5 Habits of the Successive Developer

5 Habits of the Successive Developer

Software development is a hot and trending market, but it’s also become very competitive. If you want to advance your career in this field, much less find an entry-level job, you’ll have to do what highly skilled and successful software developers are doing. It’s a common preconceived notion that you have to be good in STEM subjects to get anywhere in software or mobile applications development. As thousands of employed software developers can attest to, this cannot be further from the truth. Sure, a strong grasp of engineering or math concepts can help, but it’s these five habits below that will make the difference when applying for and staying employed as a developer:

Have a Voracious Appetite for Learning

Unlike other job positions that rarely change, if ever, software development tends to change quite frequently. New technologies and versions are being released that are better than last month’s. As a developer, you’ll have to relearn stuff on a regular basis and since production and launch can’t wait for you, you’ll have to relearn it quickly. You have to keep learning and gaining knowledge otherwise you lose relevance in the job market. Reading books and articles on new coding conventions, starting side projects that use new frameworks or libraries, and watching tutorials and videos should occupy the bulk of your time as a developer.

Ask the Right Questions

A distinguishing factor between good developers and great ones is the knack for answering the right questions. The right questions yield the right answers, which fosters growth as a developer. Most first-day scenarios for new developers involves asking questions to one of their team’s senior developers. While it can feel like you’re pestering people by asking questions, it’s the simplest route to achieving proficiency and independence in any new workplace.

Clean Up Your Code

It’s not enough to be able to write code that works; you have to be able to write code that others can understand as well. Even if you’re a one-man operation, you’ll need someone to review your codebase at some point in time. As you start to learn the ropes of coding, take the time and attention to follow the standards of code base writing and organization, such as when naming variables, putting semicolons where needed, and adding comments to clarify complex lines of code for the next developer who stumbles upon it.

Don’t be a Jerk

Nobody likes a jerk in the workplace. Even as you start to get confident with your technical skills, it’s not a reason to be arrogant and disrespectful to your coworkers. If people are asking you for help and you don’t have the time, don’t just dismiss their requests. Let them know that you can’t help them at the moment and provide a time when you can. Humility is a trait not only successful developers have, but one that all successful people share. If you’re kind to people who need help, you’ll get the same response from your peers when the time comes that you’re stuck on a gnarly bug in your code base.
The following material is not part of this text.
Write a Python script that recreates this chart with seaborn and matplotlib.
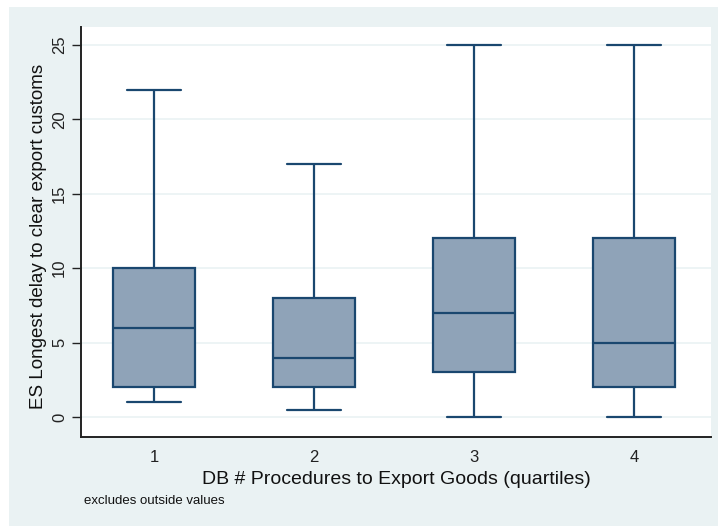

Solve it in Bite-Size Pieces

People have the tendency of facing problems in the least logical and efficient way possible. They just try to come up with the easiest solution to the problem without actually thinking about whether or not it’s the best solution. Just like you shouldn’t eat a pint of ice cream in one scoop, you shouldn’t try to solve a coding problem in one go. Instead, divide the problem in smaller chunks that’s easier to digest. Once you solve one small chunk, move on to the next. This is a fairly simple but commonly overlooked approach to problem-solving that is quintessential in software development.

Bottom Line

Perhaps the last habit you should start adopting as a budding developer is the ability to greet technical problems on a daily basis without succumbing to the stress and pressure. Keep calm and start problem solving.